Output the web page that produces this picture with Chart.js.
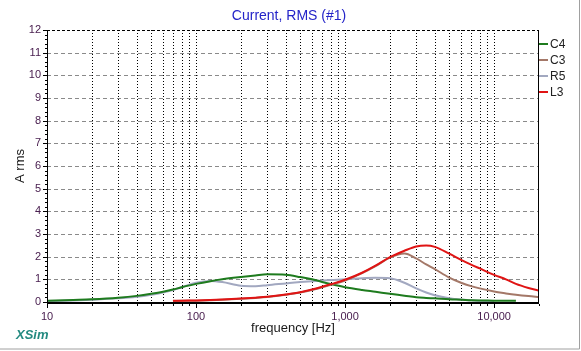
<!DOCTYPE html>
<html><head><meta charset="utf-8">
<script src="https://cdn.jsdelivr.net/npm/chart.js@4/dist/chart.umd.min.js"></script>
<style>html,body{margin:0;padding:0;background:#fff;}#wrap{width:581px;height:351px;position:relative;}</style>
</head><body><div id="wrap"><canvas id="c" width="581" height="351"></canvas></div>
<script>
const freqs = [10,15,20,30,40,50,60,70,80,100,125,150,200,250,300,400,500,600,800,1000,1300,1600,2000,2500,3000,3500,4000,5000,6000,7000,8000,10000,12000,14000,17000,20000];
const c4 = [0.05,0.09,0.12,0.19,0.27,0.36,0.45,0.55,0.65,0.80,0.92,1.00,1.10,1.17,1.22,1.20,1.10,1.00,0.79,0.65,0.53,0.45,0.36,0.28,0.21,0.18,0.16,0.12,0.10,0.08,0.07,0.06,0.05,0.05,null,null];
const c3 = [null,null,null,null,null,null,null,0.04,0.05,0.06,0.08,0.10,0.14,0.18,0.22,0.32,0.42,0.53,0.76,0.95,1.27,1.58,1.96,2.14,1.92,1.66,1.45,1.08,0.85,0.70,0.60,0.46,0.38,0.32,0.26,0.22];
const r5 = [0.04,0.07,0.10,0.16,0.23,0.32,0.42,0.53,0.65,0.85,0.93,0.88,0.72,0.70,0.74,0.82,0.88,0.92,0.97,1.00,1.05,1.07,1.05,0.85,0.60,0.42,0.30,0.17,0.11,0.08,0.05,0.04,null,null,null,null];
const l3 = [null,null,null,null,null,null,null,0.05,0.06,0.07,0.09,0.11,0.15,0.19,0.23,0.33,0.43,0.55,0.78,0.98,1.29,1.60,1.98,2.26,2.45,2.49,2.43,2.13,1.86,1.65,1.48,1.20,1.00,0.80,0.62,0.50];
const seriesNames = ['C4','C3','R5','L3'];
const yTicks = [0,1,2,3,4,5,6,7,8,9,10,11,12];
const xMajorTicks = [10,100,1000,10000];

const colors = ['#1e7b1e','#a47868','#a2a8c0','#e01414'];
const allSeries = [c4,c3,r5,l3];
const xGridVals = [];
for (let d=10; d<=10000; d*=10) for (let m=1; m<=9; m++) { const v=d*m; if (v<=20000) xGridVals.push(v); }
xGridVals.push(20000);

const datasets = allSeries.map((s,i)=>({
  label: seriesNames[i],
  data: freqs.map((f,j)=>({x:f,y:s[j]})).filter(p=>p.y!==null),
  borderColor: colors[i], borderWidth: 2, pointRadius: 0, fill:false,
  cubicInterpolationMode:'monotone', tension:0.4
}));
// draw order: R5, C4, C3, L3 on top
datasets[0].order = 2; datasets[1].order = 1; datasets[2].order = 3; datasets[3].order = 0;

const decorPlugin = {
  id:'decor',
  beforeDatasetsDraw(chart){
    const {ctx, chartArea:a, scales:{x,y}} = chart;
    ctx.save();
    // horizontal dashed grid
    ctx.strokeStyle='#8a8a8a'; ctx.lineWidth=1; ctx.setLineDash([4,3]);
    for (let v=1; v<12; v++){ const py=Math.round(y.getPixelForValue(v))+0.5; ctx.beginPath(); ctx.moveTo(a.left,py); ctx.lineTo(a.right,py); ctx.stroke(); }
    // vertical dotted grid
    ctx.strokeStyle='#000'; ctx.setLineDash([1,2]);
    xGridVals.forEach(v=>{ if(v<=10||v>=20000) return; const px=Math.round(x.getPixelForValue(v))+0.5; ctx.beginPath(); ctx.moveTo(px,a.top); ctx.lineTo(px,a.bottom); ctx.stroke(); });
    // top dashed
    ctx.setLineDash([3,2]); ctx.beginPath(); ctx.moveTo(a.left,a.top+0.5); ctx.lineTo(a.right,a.top+0.5); ctx.stroke();
    ctx.restore();
  },
  afterDatasetsDraw(chart){
    const {ctx, chartArea:a, scales:{x,y}} = chart;
    ctx.save();
    ctx.setLineDash([]);
    ctx.strokeStyle='#000'; ctx.lineWidth=1;
    // frame
    ctx.beginPath(); ctx.moveTo(Math.round(a.left)+0.5,a.top); ctx.lineTo(Math.round(a.left)+0.5,a.bottom); ctx.stroke();
    ctx.beginPath(); ctx.moveTo(Math.round(a.right)-0.5,a.top); ctx.lineTo(Math.round(a.right)-0.5,a.bottom); ctx.stroke();
    ctx.lineWidth=2; ctx.beginPath(); ctx.moveTo(a.left,a.bottom+1); ctx.lineTo(a.right,a.bottom+1); ctx.stroke();
    ctx.lineWidth=1;
    // y ticks
    for (let v=0; v<=12.001; v+=0.2){ const py=Math.round(y.getPixelForValue(v))+0.5; const major=Math.abs(v-Math.round(v))<0.01; ctx.beginPath(); ctx.moveTo(a.left-(major?4:2),py); ctx.lineTo(a.left,py); ctx.stroke(); }
    // x ticks
    xGridVals.forEach(v=>{ const px=Math.round(x.getPixelForValue(v))+0.5; const major=xMajorTicks.includes(v); ctx.beginPath(); ctx.moveTo(px,a.bottom+2); ctx.lineTo(px,a.bottom+(major?6:4)); ctx.stroke(); });
    // title
    ctx.fillStyle='#2424c8'; ctx.font='14px "Liberation Sans", Arial, sans-serif'; ctx.textAlign='center'; ctx.textBaseline='middle';
    ctx.fillText('Current, RMS (#1)', 289, 16);
    // axis titles
    ctx.fillStyle='#1a1a1a'; ctx.font='13px "Liberation Sans", Arial, sans-serif';
    ctx.fillText('frequency [Hz]', 293, 328);
    ctx.save(); ctx.translate(20,166); ctx.rotate(-Math.PI/2); ctx.fillText('A rms',0,0); ctx.restore();
    // XSim
    ctx.fillStyle='#238a80'; ctx.font='italic bold 13px "Liberation Sans", Arial, sans-serif'; ctx.textAlign='left';
    ctx.fillText('XSim', 16, 335);
    // legend
    ctx.font='12px "Liberation Sans", Arial, sans-serif'; ctx.textAlign='left';
    seriesNames.forEach((n,i)=>{ const py=44+i*16; ctx.strokeStyle=colors[i]; ctx.lineWidth=2; ctx.beginPath(); ctx.moveTo(a.right,py); ctx.lineTo(a.right+9,py); ctx.stroke(); ctx.fillStyle='#222'; ctx.fillText(n, a.right+11, py+1); });
    // outer frame
    ctx.strokeStyle='#a0a0a0'; ctx.lineWidth=1;
    ctx.beginPath(); ctx.moveTo(579.5,0); ctx.lineTo(579.5,349); ctx.lineTo(0,349); ctx.stroke();
    ctx.restore();
  }
};

new Chart(document.getElementById('c'), {
  type:'line',
  data:{datasets},
  options:{
    responsive:false, animation:false, devicePixelRatio:1,
    layout:{padding:{left:0,right:42,top:30,bottom:0}},
    plugins:{legend:{display:false}, tooltip:{enabled:false}, title:{display:false}},
    scales:{
      x:{type:'logarithmic', min:10, max:20000,
        afterBuildTicks(s){ s.ticks = xGridVals.map(v=>({value:v})); },
        afterFit(s){ s.height = 49; },
        grid:{display:false, drawTicks:false}, border:{display:false},
        ticks:{autoSkip:false, maxRotation:0, padding:8, color:'#4a2050', font:{family:'"Liberation Sans", Arial, sans-serif', size:11},
          callback(v){ return xMajorTicks.includes(v) ? v.toLocaleString('en-US') : ''; }}
      },
      y:{min:0, max:12,
        afterBuildTicks(s){ s.ticks = yTicks.map(v=>({value:v})); },
        afterFit(s){ s.width = 47; },
        grid:{display:false, drawTicks:false}, border:{display:false},
        ticks:{padding:6, color:'#4a2050', font:{family:'"Liberation Sans", Arial, sans-serif', size:11}}
      }
    }
  },
  plugins:[decorPlugin]
});
</script></body></html>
----------
◆ Problem description
Starting at the first line of the material, output exactly the lines up to and including the one with "datasets[0].order = 2;". Do not include the pictures.

◆ Task solution
Output the web page that produces this picture with Chart.js.
<!DOCTYPE html>
<html><head><meta charset="utf-8">
<script src="https://cdn.jsdelivr.net/npm/chart.js@4/dist/chart.umd.min.js"></script>
<style>html,body{margin:0;padding:0;background:#fff;}#wrap{width:581px;height:351px;position:relative;}</style>
</head><body><div id="wrap"><canvas id="c" width="581" height="351"></canvas></div>
<script>
const freqs = [10,15,20,30,40,50,60,70,80,100,125,150,200,250,300,400,500,600,800,1000,1300,1600,2000,2500,3000,3500,4000,5000,6000,7000,8000,10000,12000,14000,17000,20000];
const c4 = [0.05,0.09,0.12,0.19,0.27,0.36,0.45,0.55,0.65,0.80,0.92,1.00,1.10,1.17,1.22,1.20,1.10,1.00,0.79,0.65,0.53,0.45,0.36,0.28,0.21,0.18,0.16,0.12,0.10,0.08,0.07,0.06,0.05,0.05,null,null];
const c3 = [null,null,null,null,null,null,null,0.04,0.05,0.06,0.08,0.10,0.14,0.18,0.22,0.32,0.42,0.53,0.76,0.95,1.27,1.58,1.96,2.14,1.92,1.66,1.45,1.08,0.85,0.70,0.60,0.46,0.38,0.32,0.26,0.22];
const r5 = [0.04,0.07,0.10,0.16,0.23,0.32,0.42,0.53,0.65,0.85,0.93,0.88,0.72,0.70,0.74,0.82,0.88,0.92,0.97,1.00,1.05,1.07,1.05,0.85,0.60,0.42,0.30,0.17,0.11,0.08,0.05,0.04,null,null,null,null];
const l3 = [null,null,null,null,null,null,null,0.05,0.06,0.07,0.09,0.11,0.15,0.19,0.23,0.33,0.43,0.55,0.78,0.98,1.29,1.60,1.98,2.26,2.45,2.49,2.43,2.13,1.86,1.65,1.48,1.20,1.00,0.80,0.62,0.50];
const seriesNames = ['C4','C3','R5','L3'];
const yTicks = [0,1,2,3,4,5,6,7,8,9,10,11,12];
const xMajorTicks = [10,100,1000,10000];

const colors = ['#1e7b1e','#a47868','#a2a8c0','#e01414'];
const allSeries = [c4,c3,r5,l3];
const xGridVals = [];
for (let d=10; d<=10000; d*=10) for (let m=1; m<=9; m++) { const v=d*m; if (v<=20000) xGridVals.push(v); }
xGridVals.push(20000);

const datasets = allSeries.map((s,i)=>({
  label: seriesNames[i],
  data: freqs.map((f,j)=>({x:f,y:s[j]})).filter(p=>p.y!==null),
  borderColor: colors[i], borderWidth: 2, pointRadius: 0, fill:false,
  cubicInterpolationMode:'monotone', tension:0.4
}));
// draw order: R5, C4, C3, L3 on top
datasets[0].order = 2; datasets[1].order = 1; datasets[2].order = 3; datasets[3].order = 0;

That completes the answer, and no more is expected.